>> Start

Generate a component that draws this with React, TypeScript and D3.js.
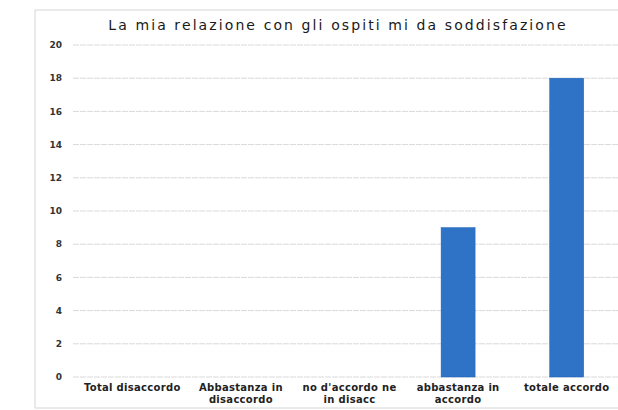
import React from "react";
import * as d3 from "d3";

const title = "La mia relazione con gli ospiti mi da soddisfazione";
const categories = [
  "Total disaccordo",
  "Abbastanza in disaccordo",
  "no d'accordo ne in disacc",
  "abbastanza in accordo",
  "totale accordo",
];
const categoryLines = [
  ["Total disaccordo"],
  ["Abbastanza in", "disaccordo"],
  ["no d'accordo ne", "in disacc"],
  ["abbastanza in", "accordo"],
  ["totale accordo"],
];
const values = [0, 0, 0, 9, 18];
const yTicks = [0, 2, 4, 6, 8, 10, 12, 14, 16, 18, 20];

const W = 618;
const H = 410;
const plot = { left: 73, right: 621, top: 45, bottom: 377 };

export default function App() {
  const x = d3
    .scaleBand<string>()
    .domain(categories)
    .range([78, 621])
    .paddingInner(0.687)
    .paddingOuter(0.3435);
  const y = d3.scaleLinear().domain([0, 20]).range([plot.bottom, plot.top]);

  return (
    <svg
      width={W}
      height={H}
      style={{ position: "absolute", left: 0, top: 0, background: "#fff" }}
    >
      <rect x={0} y={0} width={W} height={H} fill="#fff" />
      <path
        d={`M${W + 5},10 H35 V408 H${W + 5}`}
        fill="none"
        stroke="#d4d4d4"
        strokeWidth={1}
      />
      <text
        x={338}
        y={30}
        textAnchor="middle"
        fontFamily="DejaVu Sans"
        fontSize={14}
        letterSpacing={2.1}
        fill="#1a1a1a"
      >
        {title}
      </text>
      {yTicks.map((t) => (
        <g key={t}>
          <line
            x1={plot.left}
            x2={plot.right}
            y1={y(t)}
            y2={y(t)}
            stroke="#d9d9d9"
            strokeWidth={1}
            strokeDasharray="6 1"
          />
          <text
            x={62}
            y={y(t)}
            dy="0.35em"
            textAnchor="end"
            fontFamily="DejaVu Sans"
            fontWeight="bold"
            fontSize={9}
            fill="#333"
          >
            {t}
          </text>
        </g>
      ))}
      {categories.map((c, i) => (
        <rect
          key={c}
          x={x(c)}
          y={y(values[i])}
          width={x.bandwidth()}
          height={y(0) - y(values[i])}
          fill="#2e73c6"
          stroke="#1f62b8"
          strokeWidth={0.5}
        />
      ))}
      {categories.map((c, i) => (
        <text
          key={c}
          x={(x(c) as number) + x.bandwidth() / 2}
          y={391}
          textAnchor="middle"
          fontFamily="DejaVu Sans"
          fontWeight="bold"
          fontSize={10}
          letterSpacing={0.3}
          fill="#222"
        >
          {categoryLines[i].map((l, j) => (
            <tspan key={j} x={(x(c) as number) + x.bandwidth() / 2} dy={j === 0 ? 0 : 11.5}>
              {l}
            </tspan>
          ))}
        </text>
      ))}
    </svg>
  );
}
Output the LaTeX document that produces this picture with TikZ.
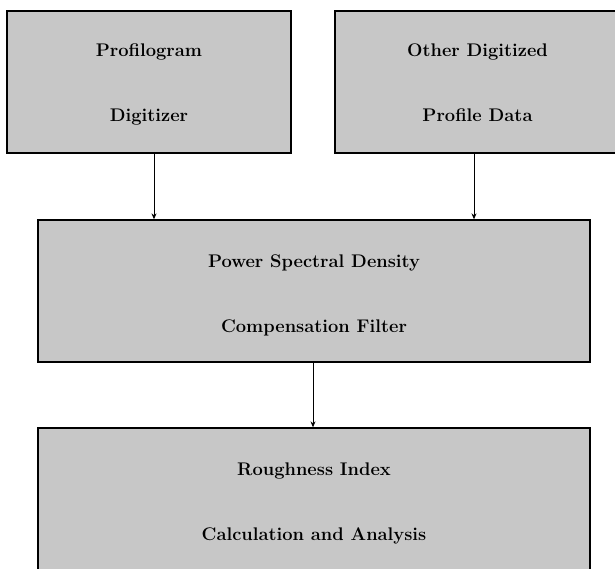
\documentclass[tikz,border=0pt]{standalone}
\usetikzlibrary{arrows.meta}
\begin{document}
\begin{tikzpicture}[x=1pt,y=-1pt,
  box/.style={draw=black, line width=1.3pt, fill=black!22, inner sep=0pt},
  lbl/.style={font=\fontsize{18.3}{20}\selectfont\bfseries, inner sep=0pt, anchor=base},
  conn/.style={line width=1pt, -{Stealth[length=6pt,width=5pt]}}]
\useasboundingbox (0,0) rectangle (615,569);
\begin{scope}
\clip (0,0) rectangle (615,569);
\node[box, minimum width=284pt, minimum height=142pt] (b1) at (149,82) {};
\node[box, minimum width=285pt, minimum height=142pt] (b2) at (477.5,82) {};
\node[box, minimum width=552pt, minimum height=142pt] (b3) at (314,291) {};
\node[box, minimum width=552pt, minimum height=200pt] (b4) at (314,528) {};
\end{scope}
\node[lbl] (t1a) at (149,57) {Profilogram};
\node[lbl] (t1b) at (149,122) {Digitizer};
\node[lbl] (t2a) at (477.5,57) {Other Digitized};
\node[lbl] (t2b) at (477.5,122) {Profile Data};
\node[lbl] (t3a) at (314,267) {Power Spectral Density};
\node[lbl] (t3b) at (314,332) {Compensation Filter};
\node[lbl] (t4a) at (314,475) {Roughness Index};
\node[lbl] (t4b) at (314,540) {Calculation and Analysis};
\draw[conn] (b1.south -| 154,0) -- (b3.north -| 154,0);
\draw[conn] (b2.south -| 474,0) -- (b3.north -| 474,0);
\draw[conn] (b3.south -| 313,0) -- (b4.north -| 313,0);
\end{tikzpicture}
\end{document}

>> End

* INSTRUCTIONS TO FOLLOW
Give again, exactly, the lines from the start of the data through the one holding "45, bottom: 377"; omit the pictures.

* CORRECT ANSWER
Generate a component that draws this with React, TypeScript and D3.js.
import React from "react";
import * as d3 from "d3";

const title = "La mia relazione con gli ospiti mi da soddisfazione";
const categories = [
  "Total disaccordo",
  "Abbastanza in disaccordo",
  "no d'accordo ne in disacc",
  "abbastanza in accordo",
  "totale accordo",
];
const categoryLines = [
  ["Total disaccordo"],
  ["Abbastanza in", "disaccordo"],
  ["no d'accordo ne", "in disacc"],
  ["abbastanza in", "accordo"],
  ["totale accordo"],
];
const values = [0, 0, 0, 9, 18];
const yTicks = [0, 2, 4, 6, 8, 10, 12, 14, 16, 18, 20];

const W = 618;
const H = 410;
const plot = { left: 73, right: 621, top: 45, bottom: 377 };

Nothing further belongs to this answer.